MATERIAL PROVIDED -
- - - - -

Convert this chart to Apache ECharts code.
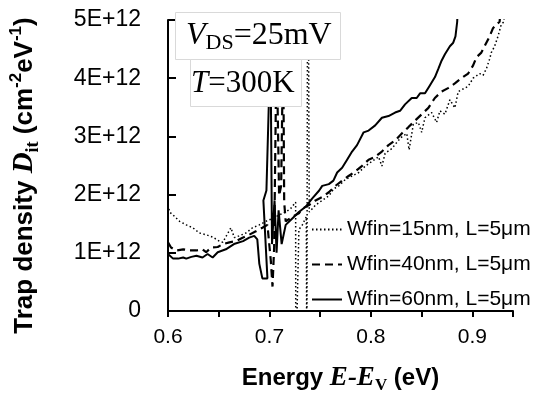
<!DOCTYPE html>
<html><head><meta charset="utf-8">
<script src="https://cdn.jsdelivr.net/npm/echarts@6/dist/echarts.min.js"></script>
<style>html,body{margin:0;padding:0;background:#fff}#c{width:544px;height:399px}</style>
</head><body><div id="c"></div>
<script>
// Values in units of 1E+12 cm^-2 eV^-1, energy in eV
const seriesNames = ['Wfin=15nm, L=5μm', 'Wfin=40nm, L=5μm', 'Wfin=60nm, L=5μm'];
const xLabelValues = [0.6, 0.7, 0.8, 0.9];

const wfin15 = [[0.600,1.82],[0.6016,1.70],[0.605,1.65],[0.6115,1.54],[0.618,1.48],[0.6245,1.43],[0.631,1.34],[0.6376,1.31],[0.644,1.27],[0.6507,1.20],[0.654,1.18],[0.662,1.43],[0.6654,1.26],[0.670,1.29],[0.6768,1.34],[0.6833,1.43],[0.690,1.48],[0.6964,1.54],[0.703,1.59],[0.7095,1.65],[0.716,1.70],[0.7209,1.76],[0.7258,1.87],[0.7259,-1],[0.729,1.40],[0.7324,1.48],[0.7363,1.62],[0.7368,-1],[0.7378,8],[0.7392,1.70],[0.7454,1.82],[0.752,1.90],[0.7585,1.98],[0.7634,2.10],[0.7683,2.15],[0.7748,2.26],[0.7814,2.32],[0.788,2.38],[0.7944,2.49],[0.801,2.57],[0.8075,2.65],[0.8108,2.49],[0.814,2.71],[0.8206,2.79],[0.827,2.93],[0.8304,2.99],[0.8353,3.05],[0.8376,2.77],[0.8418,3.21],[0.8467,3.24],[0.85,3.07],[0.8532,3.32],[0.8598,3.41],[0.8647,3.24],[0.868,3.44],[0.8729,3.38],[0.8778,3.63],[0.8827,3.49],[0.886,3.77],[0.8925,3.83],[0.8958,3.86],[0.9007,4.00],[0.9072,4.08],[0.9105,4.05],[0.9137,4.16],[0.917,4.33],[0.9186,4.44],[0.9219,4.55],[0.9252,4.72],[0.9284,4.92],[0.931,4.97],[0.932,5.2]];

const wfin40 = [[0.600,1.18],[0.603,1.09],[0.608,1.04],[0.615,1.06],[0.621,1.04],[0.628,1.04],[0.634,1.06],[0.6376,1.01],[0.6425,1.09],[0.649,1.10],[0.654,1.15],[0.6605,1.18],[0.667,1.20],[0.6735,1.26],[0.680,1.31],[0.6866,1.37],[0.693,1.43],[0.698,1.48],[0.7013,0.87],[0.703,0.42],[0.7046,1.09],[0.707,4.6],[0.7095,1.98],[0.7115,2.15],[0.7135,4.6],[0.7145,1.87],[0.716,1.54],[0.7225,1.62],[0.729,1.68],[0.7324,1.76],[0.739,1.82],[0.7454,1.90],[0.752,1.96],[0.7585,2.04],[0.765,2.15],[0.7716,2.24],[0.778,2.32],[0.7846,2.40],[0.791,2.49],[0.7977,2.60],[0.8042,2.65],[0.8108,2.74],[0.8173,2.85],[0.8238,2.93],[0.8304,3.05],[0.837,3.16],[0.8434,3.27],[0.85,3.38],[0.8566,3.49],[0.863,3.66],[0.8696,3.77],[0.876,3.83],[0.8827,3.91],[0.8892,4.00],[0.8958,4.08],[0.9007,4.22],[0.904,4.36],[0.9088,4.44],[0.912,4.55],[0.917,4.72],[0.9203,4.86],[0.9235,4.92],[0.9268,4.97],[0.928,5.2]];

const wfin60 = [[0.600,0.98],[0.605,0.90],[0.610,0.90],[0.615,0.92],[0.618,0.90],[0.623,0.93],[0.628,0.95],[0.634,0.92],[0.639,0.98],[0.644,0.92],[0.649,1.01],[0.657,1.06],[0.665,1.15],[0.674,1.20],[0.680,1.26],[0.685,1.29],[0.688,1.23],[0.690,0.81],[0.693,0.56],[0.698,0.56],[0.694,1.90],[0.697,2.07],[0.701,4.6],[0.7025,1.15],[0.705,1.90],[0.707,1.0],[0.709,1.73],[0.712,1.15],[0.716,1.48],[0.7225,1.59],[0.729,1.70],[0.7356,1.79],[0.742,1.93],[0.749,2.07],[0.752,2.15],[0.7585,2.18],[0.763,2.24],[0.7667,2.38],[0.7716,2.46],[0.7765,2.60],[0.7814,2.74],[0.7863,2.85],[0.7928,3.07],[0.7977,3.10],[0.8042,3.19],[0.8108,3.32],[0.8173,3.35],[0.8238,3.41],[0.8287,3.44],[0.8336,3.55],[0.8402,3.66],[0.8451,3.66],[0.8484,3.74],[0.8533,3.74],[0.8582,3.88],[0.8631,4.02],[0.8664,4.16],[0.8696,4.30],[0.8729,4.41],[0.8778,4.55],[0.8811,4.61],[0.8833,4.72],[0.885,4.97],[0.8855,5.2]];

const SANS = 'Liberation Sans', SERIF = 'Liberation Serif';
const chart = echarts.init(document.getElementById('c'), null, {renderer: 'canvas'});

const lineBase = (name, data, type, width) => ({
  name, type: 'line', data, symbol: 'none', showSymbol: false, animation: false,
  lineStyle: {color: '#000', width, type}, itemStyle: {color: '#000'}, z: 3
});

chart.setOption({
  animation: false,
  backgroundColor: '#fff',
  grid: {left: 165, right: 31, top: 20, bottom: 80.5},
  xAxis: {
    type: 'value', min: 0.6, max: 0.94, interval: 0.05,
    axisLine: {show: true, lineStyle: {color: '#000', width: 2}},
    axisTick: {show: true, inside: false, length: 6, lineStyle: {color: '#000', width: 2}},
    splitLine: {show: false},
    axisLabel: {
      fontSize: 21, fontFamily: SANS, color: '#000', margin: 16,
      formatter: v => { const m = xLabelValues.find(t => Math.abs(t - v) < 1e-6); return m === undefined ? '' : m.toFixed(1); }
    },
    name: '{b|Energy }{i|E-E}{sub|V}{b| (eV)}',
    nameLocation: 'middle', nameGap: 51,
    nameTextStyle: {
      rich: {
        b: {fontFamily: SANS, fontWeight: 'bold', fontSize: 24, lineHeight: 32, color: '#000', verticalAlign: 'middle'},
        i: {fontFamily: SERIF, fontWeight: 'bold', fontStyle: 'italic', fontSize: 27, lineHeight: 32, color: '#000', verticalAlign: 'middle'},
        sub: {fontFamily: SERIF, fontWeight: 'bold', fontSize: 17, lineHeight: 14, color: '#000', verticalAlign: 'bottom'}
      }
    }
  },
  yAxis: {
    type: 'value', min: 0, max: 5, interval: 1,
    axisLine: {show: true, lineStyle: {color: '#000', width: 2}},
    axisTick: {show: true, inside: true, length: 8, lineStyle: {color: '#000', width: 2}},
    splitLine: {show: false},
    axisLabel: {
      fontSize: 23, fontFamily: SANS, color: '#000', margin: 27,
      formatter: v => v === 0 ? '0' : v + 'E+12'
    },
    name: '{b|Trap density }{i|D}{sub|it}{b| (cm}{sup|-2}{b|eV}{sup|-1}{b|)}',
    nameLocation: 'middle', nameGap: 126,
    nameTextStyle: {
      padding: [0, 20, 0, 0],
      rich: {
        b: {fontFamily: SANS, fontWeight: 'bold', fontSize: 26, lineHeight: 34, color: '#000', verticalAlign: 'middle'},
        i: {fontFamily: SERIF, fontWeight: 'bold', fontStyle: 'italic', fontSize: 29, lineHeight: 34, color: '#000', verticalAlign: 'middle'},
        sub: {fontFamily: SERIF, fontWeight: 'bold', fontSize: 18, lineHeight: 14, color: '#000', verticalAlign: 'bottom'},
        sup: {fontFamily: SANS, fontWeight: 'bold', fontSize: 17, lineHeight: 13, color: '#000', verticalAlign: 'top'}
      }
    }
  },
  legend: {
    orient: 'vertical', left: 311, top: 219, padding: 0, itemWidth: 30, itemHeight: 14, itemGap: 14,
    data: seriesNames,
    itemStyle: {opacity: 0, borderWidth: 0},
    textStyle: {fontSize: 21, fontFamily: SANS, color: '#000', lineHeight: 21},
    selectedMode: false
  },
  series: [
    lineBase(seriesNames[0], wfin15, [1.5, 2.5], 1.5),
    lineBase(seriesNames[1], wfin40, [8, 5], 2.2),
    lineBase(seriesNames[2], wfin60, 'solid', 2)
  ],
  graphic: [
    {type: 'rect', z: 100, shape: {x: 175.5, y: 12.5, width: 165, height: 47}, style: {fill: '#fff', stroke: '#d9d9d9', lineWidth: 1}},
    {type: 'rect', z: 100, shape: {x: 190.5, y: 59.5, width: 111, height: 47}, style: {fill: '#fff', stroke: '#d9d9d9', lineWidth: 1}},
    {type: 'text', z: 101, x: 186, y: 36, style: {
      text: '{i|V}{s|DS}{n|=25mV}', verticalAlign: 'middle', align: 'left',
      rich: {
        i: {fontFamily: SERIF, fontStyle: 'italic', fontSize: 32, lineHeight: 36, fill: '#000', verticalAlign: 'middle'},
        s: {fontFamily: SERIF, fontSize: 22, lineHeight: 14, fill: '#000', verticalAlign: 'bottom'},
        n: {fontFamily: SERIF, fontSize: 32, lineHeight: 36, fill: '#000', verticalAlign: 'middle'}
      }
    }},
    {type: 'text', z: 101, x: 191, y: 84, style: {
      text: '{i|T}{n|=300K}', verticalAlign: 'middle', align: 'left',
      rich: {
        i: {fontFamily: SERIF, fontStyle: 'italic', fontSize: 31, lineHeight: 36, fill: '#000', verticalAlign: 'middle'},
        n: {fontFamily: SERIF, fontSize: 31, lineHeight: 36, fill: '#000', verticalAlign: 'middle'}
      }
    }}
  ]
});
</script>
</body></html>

- - - - -

DIRECTIONS - From the first line of the listing above, repeat every line through the one holding "const xLabelValues = [0.6, 0.7, 0.8, 0.9];". Both ends count, and pictures stay out.

WRITTEN ANSWER -
Convert this chart to Apache ECharts code.
<!DOCTYPE html>
<html><head><meta charset="utf-8">
<script src="https://cdn.jsdelivr.net/npm/echarts@6/dist/echarts.min.js"></script>
<style>html,body{margin:0;padding:0;background:#fff}#c{width:544px;height:399px}</style>
</head><body><div id="c"></div>
<script>
// Values in units of 1E+12 cm^-2 eV^-1, energy in eV
const seriesNames = ['Wfin=15nm, L=5μm', 'Wfin=40nm, L=5μm', 'Wfin=60nm, L=5μm'];
const xLabelValues = [0.6, 0.7, 0.8, 0.9];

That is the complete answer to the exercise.